If the fluid has a small amount of compressibility and you have a configuration where that would be important (eg closing a valve on a long water pipe line) then if you model this with an incompressible solver then of course your results will be wrong. Here the small amount of compressibility in liquid water is important and that generates the water hammer effect. If you don't model that small amount of compressibility you will be wrong.

But if the flow does not have significant compressibility and you model it with an incompressible solver your results will be fine. For instance if the flows are slow and the velocities small (such as your heart valve case) then an incompressible solver will be fine. I think you will find it is other effects which case the inaccuracy, such as deformation of the walls which cause the problem.

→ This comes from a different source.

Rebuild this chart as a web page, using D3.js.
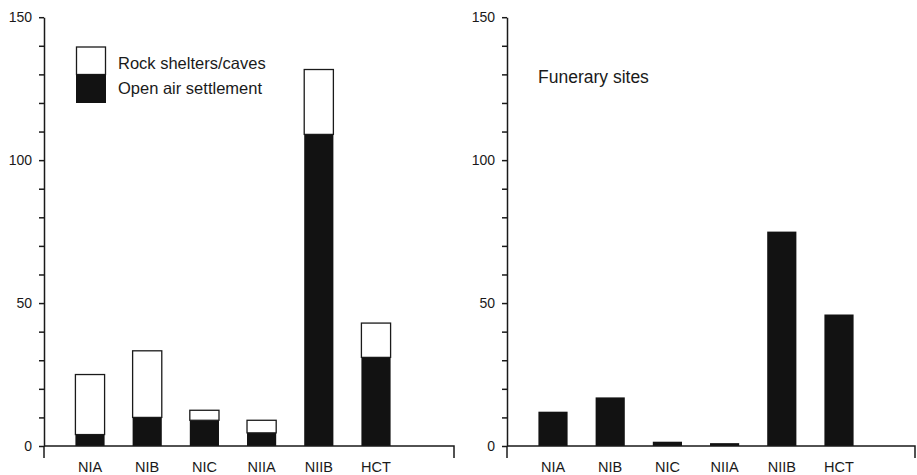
<!DOCTYPE html>
<html>
<head>
<meta charset="utf-8">
<script src="https://cdn.jsdelivr.net/npm/d3@7"></script>
<style>
  html, body { margin: 0; padding: 0; background: #fff; }
  svg { display: block; }
  text { font-family: "Liberation Sans", Arial, sans-serif; fill: #1a1a1a; }
</style>
</head>
<body>
<svg id="chart" width="917" height="475"></svg>
<script>
// ---- data ----
const categories = ["NIA", "NIB", "NIC", "NIIA", "NIIB", "HCT"];
const openAirSettlement = [4, 10, 9, 4.6, 109, 31];
const rockSheltersCaves = [21, 23.3, 3.5, 4.4, 22.7, 12];
const funerarySites = [12, 17, 1.5, 1, 75, 46];
const yTicks = [0, 10, 20, 30, 40, 50, 60, 70, 80, 90, 100, 110, 120, 130, 140, 150];
const yLabels = [0, 50, 100, 150];
const legendLabels = ["Rock shelters/caves", "Open air settlement"];
const panelTitle = "Funerary sites";

const svg = d3.select("#chart");
const ink = "#1a1a1a";
const barFill = "#121212";

const yTop = 17.2, yBase = 446;
const y = d3.scaleLinear().domain([0, 150]).range([yBase, yTop]);

function drawPanel(x0, x1, layers) {
  const g = svg.append("g");
  const step = 57.2;
  const x = d3.scaleBand()
    .domain(categories)
    .range([x0 + 17.4, x0 + 17.4 + step * categories.length])
    .paddingInner(0.49)
    .paddingOuter(0.245);

  // bars
  layers.forEach(layer => {
    g.append("g").selectAll("rect")
      .data(layer.data)
      .join("rect")
      .attr("x", d => x(d.cat))
      .attr("width", x.bandwidth())
      .attr("y", d => y(d.y1))
      .attr("height", d => y(d.y0) - y(d.y1))
      .attr("fill", layer.fill)
      .attr("stroke", layer.stroke)
      .attr("stroke-width", layer.stroke === "none" ? 0 : 1.3);
  });

  // y axis
  const yAxis = d3.axisLeft(y)
    .tickValues(yTicks)
    .tickSize(5)
    .tickSizeOuter(0)
    .tickPadding(7)
    .tickFormat(d => yLabels.includes(d) ? d : "");
  const ya = g.append("g").attr("transform", `translate(${x0},0)`).call(yAxis);
  ya.selectAll("path, line").attr("stroke", ink).attr("stroke-width", 1.5);
  ya.selectAll("text").style("font-size", "14px").attr("fill", ink)
    .style("font-family", "'Liberation Sans', Arial, sans-serif");

  // extension of y axis below baseline
  g.append("line").attr("x1", x0).attr("x2", x0).attr("y1", yBase).attr("y2", yBase + 12)
    .attr("stroke", ink).attr("stroke-width", 1.5);

  // x baseline with end tick
  g.append("path")
    .attr("d", `M${x0},${yBase}H${x1}V${yBase + 12}`)
    .attr("fill", "none").attr("stroke", ink).attr("stroke-width", 1.5);

  // category labels
  const xAxis = d3.axisBottom(x).tickSize(0).tickPadding(16);
  const xa = g.append("g").attr("transform", `translate(0,${yBase})`).call(xAxis);
  xa.select(".domain").remove();
  xa.selectAll("text").style("font-size", "14.5px").attr("fill", ink)
    .style("font-family", "'Liberation Sans', Arial, sans-serif");
  return g;
}

// left panel: stacked
const leftRows = categories.map((c, i) => ({
  cat: c, openAir: openAirSettlement[i], rock: rockSheltersCaves[i]
}));
const stack = d3.stack().keys(["openAir", "rock"])(leftRows);
const leftLayers = [
  { fill: barFill, stroke: "none",
    data: stack[0].map(d => ({ cat: d.data.cat, y0: d[0], y1: d[1] })) },
  { fill: "#fff", stroke: ink,
    data: stack[1].map(d => ({ cat: d.data.cat, y0: d[0], y1: d[1] })) }
];
drawPanel(44, 454, leftLayers);

// right panel
const rightLayers = [
  { fill: barFill, stroke: "none",
    data: categories.map((c, i) => ({ cat: c, y0: 0, y1: funerarySites[i] })) }
];
drawPanel(507, 915, rightLayers);

// legend
const lg = svg.append("g");
lg.append("rect").attr("x", 76.5).attr("y", 47).attr("width", 29).attr("height", 27.5)
  .attr("fill", "#fff").attr("stroke", ink).attr("stroke-width", 1.3);
lg.append("rect").attr("x", 76).attr("y", 74.5).attr("width", 30).attr("height", 28.5)
  .attr("fill", barFill);
lg.selectAll("text.lab").data(legendLabels).join("text")
  .attr("class", "lab")
  .attr("x", 118).attr("y", (d, i) => 68.5 + i * 25)
  .style("font-size", "16.5px")
  .text(d => d);

// right panel title
svg.append("text").attr("x", 538).attr("y", 83).style("font-size", "17.5px").text(panelTitle);
</script>
</body>
</html>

So I think your original statement is incorrect and only applicable in limited circumstances. It is certainly not a general statement and I find it hard to believe it is applicable to your case.

Having said that, if you want to model your fluid as weak compressible then define your fluid to have density as a function of pressure. I would recommend using the bulk modulus of water (or your fluid if you have it) so the weak compressibility you add is physically realistic. The simulation will be a bit harder to run as you will now have pressure waves propagating around, but if they are weak it should be OK.

Note the restrictions on fluid models with immersed solids. See the documentation for that.

Your comment about somebody imposing a speed of sound of 15.7 m/s on the fluid sounds very dodgy. This sounds like they were using a very poor solver to have to impose such a unrealistic condition as that. This does not sound like a procedure you should copy.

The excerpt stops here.